With this letter I returned to the army. General Grant referred the question to General Sherman. In consideration of our quarrel, and knowing the unamiable character of the latter officer, I should have been greatly surprised had he given any thing else than a refusal. I had fully expected to return immediately when I left St. Louis, but, like most persons in a controversy, wished to carry my point.

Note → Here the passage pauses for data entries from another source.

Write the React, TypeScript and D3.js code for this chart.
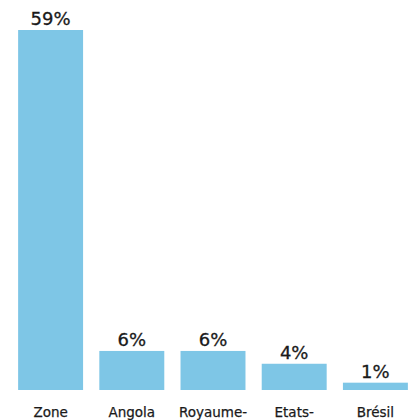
import React from "react";
import * as d3 from "d3";

const categories = ["Zone", "Angola", "Royaume-", "Etats-", "Brésil"];
const values = [59, 6.4, 6.4, 4.3, 1.2];
const valueLabels = ["59%", "6%", "6%", "4%", "1%"];

const W = 412;
const H = 420;
const baseline = 390;
const topY = 30;

export default function App() {
  const x = d3
    .scaleBand<string>()
    .domain(categories)
    .range([10, 416])
    .paddingInner(0.2)
    .paddingOuter(0.1);
  const y = d3.scaleLinear().domain([0, 59]).range([baseline, topY]);
  const font = "'DejaVu Sans', sans-serif";
  return (
    <svg
      width={W}
      height={H}
      style={{ position: "absolute", left: 0, top: 0, background: "#fff" }}
    >
      {categories.map((c, i) => {
        const bx = x(c)!;
        const bw = x.bandwidth();
        const ty = y(values[i]);
        return (
          <g key={c}>
            <rect x={bx} y={ty} width={bw} height={baseline - ty} fill="#7ec6e6" />
            <text
              x={bx + bw / 2}
              y={ty - 5}
              textAnchor="middle"
              fontFamily={font}
              fontSize={18}
              fill="#1a1a1a"
              stroke="#1a1a1a"
              strokeWidth={0.3}
            >
              {valueLabels[i]}
            </text>
            <text
              x={bx + bw / 2}
              y={416.5}
              textAnchor="middle"
              fontFamily={font}
              fontSize={13.5}
              fill="#1a1a1a"
              stroke="#1a1a1a"
              strokeWidth={0.25}
            >
              {c}
            </text>
          </g>
        );
      })}
    </svg>
  );
}
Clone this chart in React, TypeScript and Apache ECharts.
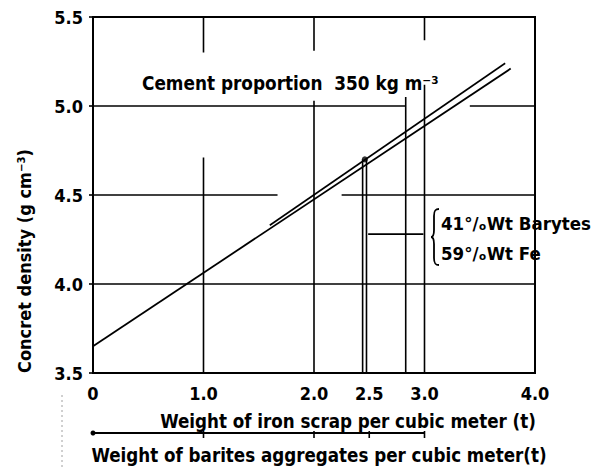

General Sherman long since retrieved his failure at Chickasaw Bayou. Throughout the war he was honored with the confidence and friendship of General Grant. The career of these officers was not marked by the jealousies that are too frequent in military life. The hero of the campaign from Chattanooga to Raleigh is destined to be known in history. In those successful marches, and in the victories won by his tireless and never vanquished army, he has gained a reputation that may well be enduring.
Soon after my return from Young's Point, General Grant crossed the Mississippi at Grand Gulf, and made his daring and successful movement to attain the rear of Vicksburg. Starting with a force less than the one his opponent could bring against him, he cut loose from his communications and succeeded in severing the enemy's line of supplies. From Grand Gulf to Jackson, and from Jackson to the rear of Vicksburg, was a series of brilliant marches and brilliant victories. Once seated where he had his antagonist's army inclosed, General Grant opened his lines to the Yazoo, supplied himself with every thing desired, and pressed the siege at his leisure. With the fall of Vicksburg, and the fall, a few days later, of Port Hudson, "the Father of Waters went unvexed to the Sea."
While the army was crossing the Mississippi at Grand Gulf, three well-known journalists, Albert D. Richardson and Junius H. Browne, of The Tribune, and Richard T. Colburn, of The World, attempted to run past the Rebel batteries at Vicksburg, on board a tug at midnight. The tug was blown up and destroyed; the journalists were captured and taken to the Rebel prison at Vicksburg. Thence they were removed to Richmond, occupying, while en route, the prisons of a half-dozen Rebel cities. Mr. Colburn was soon released, but the companions of his adventure were destined to pass nearly two years in the prisons of the Confederacy. By a fortunate escape and a midwinter march of nearly four hundred miles, they reached our lines in safety. In books and in lecture-rooms, they have since told the story of their captivity and flight.
I have sometimes thought my little quarrel with General Sherman proved "a blessing in disguise," in saving me from a similar experience of twenty months in Rebel prisons.
CHAPTER XXVI.
KANSAS IN WAR-TIME.
A Visit to Kansas.--Recollections of Border Feuds.--Peculiarities of Kansas Soldiers.--Foraging as a Fine Art.--Kansas and Missouri.--Settling Old Scores.--Depopulating the Border Counties.--Two Examples of Grand Strategy.--Capture of the "Little-More-Grape" Battery.--A Woman in Sorrow.--Frontier Justice.--Trial before a "Lynch" Court.--General Blunt's Order.--Execution of Horse-Thieves.--Auction Sale of Confiscated Property.--Banished to Dixie.
In May, 1863, I made a hasty visit to Western Missouri and Kansas, to observe the effect of the war in that quarter. Seven years earlier the border warfare attracted much attention. The great Rebellion caused Kansas and its troubles to sink into insignificance. Since the first election of Mr. Lincoln to the Presidency, Kansas has been rarely mentioned.